* _Direction_
Line by line, repeat the data below exactly, beginning at the first line and ending at the line with "inner sep=0pt] (code)". Omit pictures.
— START Information provided —
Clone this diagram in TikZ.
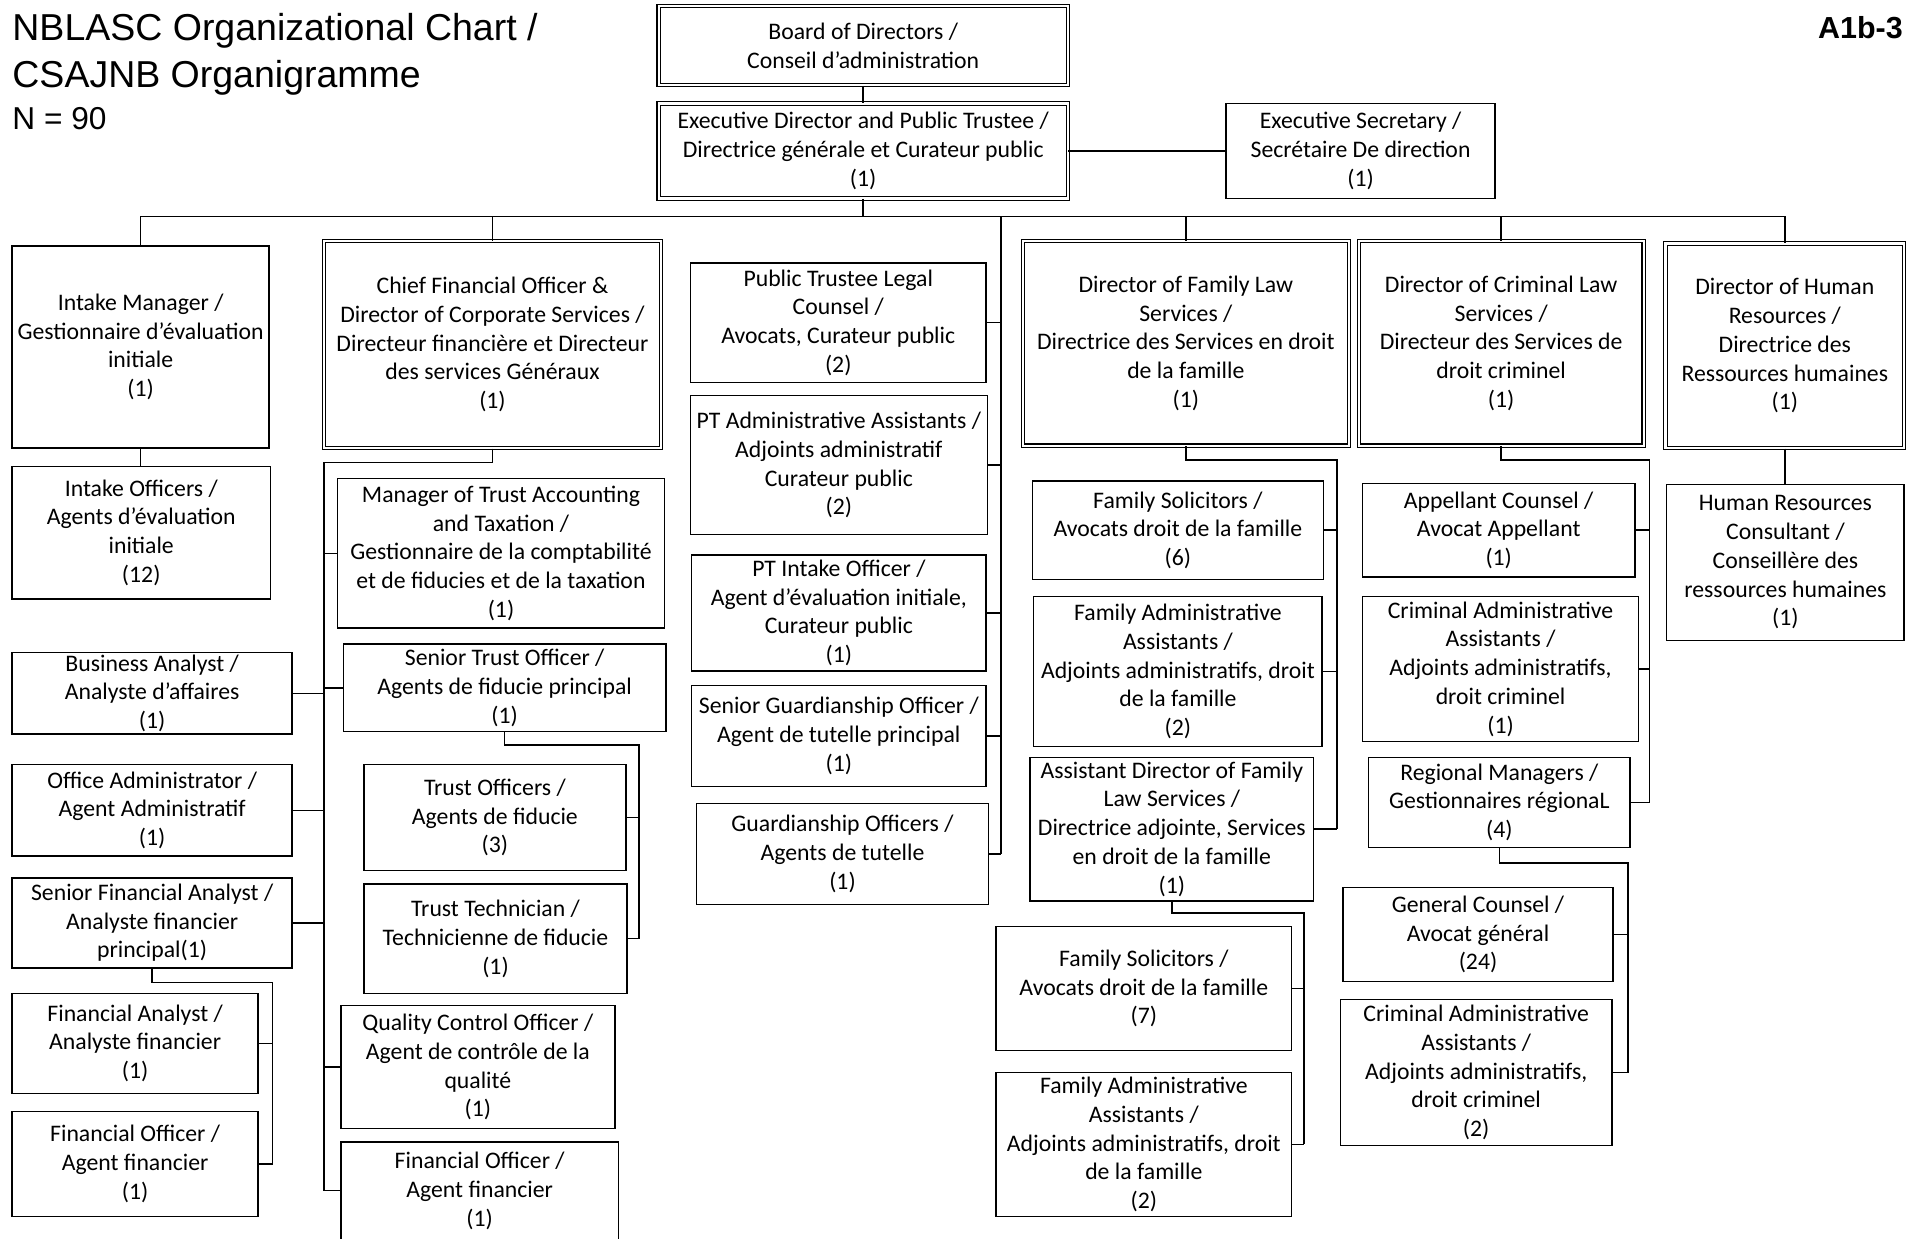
\documentclass[tikz,border=0pt]{standalone}
\usepackage{fontspec}
\setmainfont{Carlito}
\newfontfamily\headfont{Liberation Sans}

\begin{document}
\begin{tikzpicture}[
  x=1pt, y=-1pt,
  font=\fontsize{19.5}{23.6}\selectfont,
  post/.style 2 args={
    draw, line width=1.2pt, align=center,
    minimum width=#1pt, minimum height=#2pt,
    inner xsep=2pt, inner ysep=0pt
  },
  head/.style 2 args={post={#1}{#2}, double, double distance=1.8pt, line width=0.9pt},
  link/.style={line width=1.2pt}
]
\useasboundingbox (0,0) rectangle (1568,1017);

% ── Title ────────────────────────────────────────────────────────────────────
\node[font=\headfont\fontsize{30.8}{38}\selectfont, anchor=north west,
      align=left, inner sep=0pt] (title) at (10,11)
  {NBLASC Organizational Chart /\\CSAJNB Organigramme};
\node[font=\headfont\fontsize{26}{30}\selectfont, anchor=north west,
      inner sep=0pt] (count) at (10,88) {N = 90};
\node[font=\headfont\bfseries\fontsize{25}{28}\selectfont, anchor=north east,
      inner sep=0pt] (code) at (1563,13) {A1b-3};

% ── Board and executive ──────────────────────────────────────────────────────
\node[head={336}{65}] (board) at (709,37.5)
  {Board of Directors /\\Conseil d’administration};
\node[head={336}{78}] (ed) at (709,124)
  {Executive Director and Public Trustee /\\Directrice générale et Curateur public\\(1)};
\node[post={221}{78}] (execSec) at (1117.5,124)
  {Executive Secretary /\\Secrétaire De direction\\(1)};

% ── Directors ────────────────────────────────────────────────────────────────
\node[post={211}{166}] (intakeMgr) at (115.5,285)
  {Intake Manager /\\Gestionnaire d’évaluation\\initiale\\(1)};
\node[head={277}{170}] (cfo) at (404.5,283)
  {Chief Financial Officer \&\\Director of Corporate Services /\\Directeur financière et Directeur\\des services Généraux\\(1)};
\node[head={268}{168}] (dirFam) at (974,282)
  {Director of Family Law\\Services /\\Directrice des Services en droit\\de la famille\\(1)};
\node[head={234}{168}] (dirCrim) at (1233,282)
  {Director of Criminal Law\\Services /\\Directeur des Services de\\droit criminel\\(1)};
\node[head={196}{168}] (dirHR) at (1466,284)
  {Director of Human\\Resources /\\Directrice des\\Ressources humaines\\(1)};

% ── Intake ───────────────────────────────────────────────────────────────────
\node[post={212}{109}] (intakeOff) at (116,437.5)
  {Intake Officers /\\Agents d’évaluation\\initiale\\(12)};

% ── Corporate services ───────────────────────────────────────────────────────
\node[post={269}{123}] (trustAcct) at (411.5,454.5)
  {Manager of Trust Accounting\\and Taxation /\\Gestionnaire de la comptabilité\\et de fiducies et de la taxation\\(1)};
\node[post={230}{67}] (busAnalyst) at (125,569.5)
  {Business Analyst /\\Analyste d’affaires\\(1)};
\node[post={265}{72}] (srTrust) at (414.5,565)
  {Senior Trust Officer /\\Agents de fiducie principal\\(1)};
\node[post={230}{75}] (officeAdm) at (125,665.5)
  {Office Administrator /\\Agent Administratif\\(1)};
\node[post={215}{87}] (trustOff) at (406.5,671.5)
  {Trust Officers /\\Agents de fiducie\\(3)};
\node[post={230}{74}] (srFinAn) at (125,758)
  {Senior Financial Analyst /\\Analyste financier\\principal(1)};
\node[post={216}{90}] (trustTech) at (407,771)
  {Trust Technician /\\Technicienne de fiducie\\(1)};
\node[post={202}{82}] (finAn) at (111,857)
  {Financial Analyst /\\Analyste financier\\(1)};
\node[post={225}{101}] (qcOff) at (392.5,876.5)
  {Quality Control Officer /\\Agent de contrôle de la\\qualité\\(1)};
\node[post={202}{86}] (finOffL) at (111,956)
  {Financial Officer /\\Agent financier\\(1)};
\node[post={228}{80}] (finOffR) at (394,978)
  {Financial Officer /\\Agent financier\\(1)};

% ── Public trustee ───────────────────────────────────────────────────────────
\node[post={243}{98}] (ptLegal) at (688.5,265)
  {Public Trustee Legal\\Counsel /\\Avocats, Curateur public\\(2)};
\node[post={244}{114}] (ptAdmin) at (689,382)
  {PT Administrative Assistants /\\Adjoints administratif\\Curateur public\\(2)};
\node[post={242}{95}] (ptIntake) at (689,503.5)
  {PT Intake Officer /\\Agent d’évaluation initiale,\\Curateur public\\(1)};
\node[post={242}{83}] (srGuard) at (689,604.5)
  {Senior Guardianship Officer /\\Agent de tutelle principal\\(1)};
\node[post={240}{83}] (guard) at (692,701.5)
  {Guardianship Officers /\\Agents de tutelle\\(1)};

% ── Family law ───────────────────────────────────────────────────────────────
\node[post={239}{81}] (famSol6) at (967.5,435.5)
  {Family Solicitors /\\Avocats droit de la famille\\(6)};
\node[post={237}{123}] (famAdmA) at (967.5,551.5)
  {Family Administrative\\Assistants /\\Adjoints administratifs, droit\\de la famille\\(2)};
\node[post={233}{118}] (asstDir) at (962.5,681)
  {Assistant Director of Family\\Law Services /\\Directrice adjointe, Services\\en droit de la famille\\(1)};
\node[post={243}{102}] (famSol7) at (939.5,812)
  {Family Solicitors /\\Avocats droit de la famille\\(7)};
\node[post={243}{118}] (famAdmB) at (939.5,940)
  {Family Administrative\\Assistants /\\Adjoints administratifs, droit\\de la famille\\(2)};

% ── Criminal law ─────────────────────────────────────────────────────────────
\node[post={224}{77}] (appellant) at (1231,435.5)
  {Appellant Counsel /\\Avocat Appellant\\(1)};
\node[post={227}{119}] (crimAdmA) at (1232.5,549.5)
  {Criminal Administrative\\Assistants /\\Adjoints administratifs,\\droit criminel\\(1)};
\node[post={215}{74}] (regMgr) at (1231.5,659)
  {Regional Managers /\\Gestionnaires régionaL\\(4)};
\node[post={222}{77}] (genCounsel) at (1214,767.5)
  {General Counsel /\\Avocat général\\(24)};
\node[post={223}{120}] (crimAdmB) at (1212.5,881)
  {Criminal Administrative\\Assistants /\\Adjoints administratifs,\\droit criminel\\(2)};

% ── Human resources ──────────────────────────────────────────────────────────
\node[post={195}{128}] (hrCons) at (1466.5,462)
  {Human Resources\\Consultant /\\Conseillère des\\ressources humaines\\(1)};

% ── Connectors ───────────────────────────────────────────────────────────────
\coordinate (bus) at (709,178);
\coordinate (ptSpine) at (822,178);
\coordinate (cfoSpine) at (266,380);
\coordinate (trustSpine) at (525,612);
\coordinate (finSpine) at (224,807);
\coordinate (famSpine) at (1098,378);
\coordinate (asstSpine) at (1071,750);
\coordinate (crimSpine) at (1355,378);
\coordinate (regSpine) at (1337,709);

\draw[link] (board.south) -- (ed.north);
\draw[link] (ed.east) -- (execSec.west);
\draw[link] (ed.south) -- (bus);
\draw[link] (intakeMgr.north) |- (bus) -| (dirHR.north);
\foreach \n in {cfo, dirFam, dirCrim}
  \draw[link] (\n.north) -- (\n.north |- bus);

\draw[link] (intakeMgr.south) -- (intakeMgr.south |- intakeOff.north);
\draw[link] (dirHR.south) -- (dirHR.south |- hrCons.north);

\draw[link] (ptSpine) -- (ptSpine |- guard.east);
\foreach \n in {ptLegal, ptAdmin, ptIntake, srGuard, guard}
  \draw[link] (\n.east) -- (ptSpine |- \n.east);

\draw[link] (cfo.south) |- (cfoSpine) -- (cfoSpine |- finOffR.west);
\foreach \n in {trustAcct, srTrust, qcOff, finOffR}
  \draw[link] (\n.west) -- (cfoSpine |- \n.west);
\foreach \n in {busAnalyst, officeAdm, srFinAn}
  \draw[link] (\n.east) -- (cfoSpine |- \n.east);

\draw[link] (srTrust.south) |- (trustSpine) -- (trustSpine |- trustTech.east);
\foreach \n in {trustOff, trustTech}
  \draw[link] (\n.east) -- (trustSpine |- \n.east);

\draw[link] (srFinAn.south) |- (finSpine) -- (finSpine |- finOffL.east);
\foreach \n in {finAn, finOffL}
  \draw[link] (\n.east) -- (finSpine |- \n.east);

\draw[link] (dirFam.south) |- (famSpine) -- (famSpine |- asstDir.east);
\foreach \n in {famSol6, famAdmA, asstDir}
  \draw[link] (\n.east) -- (famSpine |- \n.east);

\draw[link] (asstDir.south) |- (asstSpine) -- (asstSpine |- famAdmB.east);
\foreach \n in {famSol7, famAdmB}
  \draw[link] (\n.east) -- (asstSpine |- \n.east);

\draw[link] (dirCrim.south) |- (crimSpine) -- (crimSpine |- regMgr.east);
\foreach \n in {appellant, crimAdmA, regMgr}
  \draw[link] (\n.east) -- (crimSpine |- \n.east);

\draw[link] (regMgr.south) |- (regSpine) -- (regSpine |- crimAdmB.east);
\foreach \n in {genCounsel, crimAdmB}
  \draw[link] (\n.east) -- (regSpine |- \n.east);

\end{tikzpicture}
\end{document}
— END Information provided —
* _Right answer_
Clone this diagram in TikZ.
\documentclass[tikz,border=0pt]{standalone}
\usepackage{fontspec}
\setmainfont{Carlito}
\newfontfamily\headfont{Liberation Sans}

\begin{document}
\begin{tikzpicture}[
  x=1pt, y=-1pt,
  font=\fontsize{19.5}{23.6}\selectfont,
  post/.style 2 args={
    draw, line width=1.2pt, align=center,
    minimum width=#1pt, minimum height=#2pt,
    inner xsep=2pt, inner ysep=0pt
  },
  head/.style 2 args={post={#1}{#2}, double, double distance=1.8pt, line width=0.9pt},
  link/.style={line width=1.2pt}
]
\useasboundingbox (0,0) rectangle (1568,1017);

% ── Title ────────────────────────────────────────────────────────────────────
\node[font=\headfont\fontsize{30.8}{38}\selectfont, anchor=north west,
      align=left, inner sep=0pt] (title) at (10,11)
  {NBLASC Organizational Chart /\\CSAJNB Organigramme};
\node[font=\headfont\fontsize{26}{30}\selectfont, anchor=north west,
      inner sep=0pt] (count) at (10,88) {N = 90};
\node[font=\headfont\bfseries\fontsize{25}{28}\selectfont, anchor=north east,
      inner sep=0pt] (code) at (1563,13) {A1b-3};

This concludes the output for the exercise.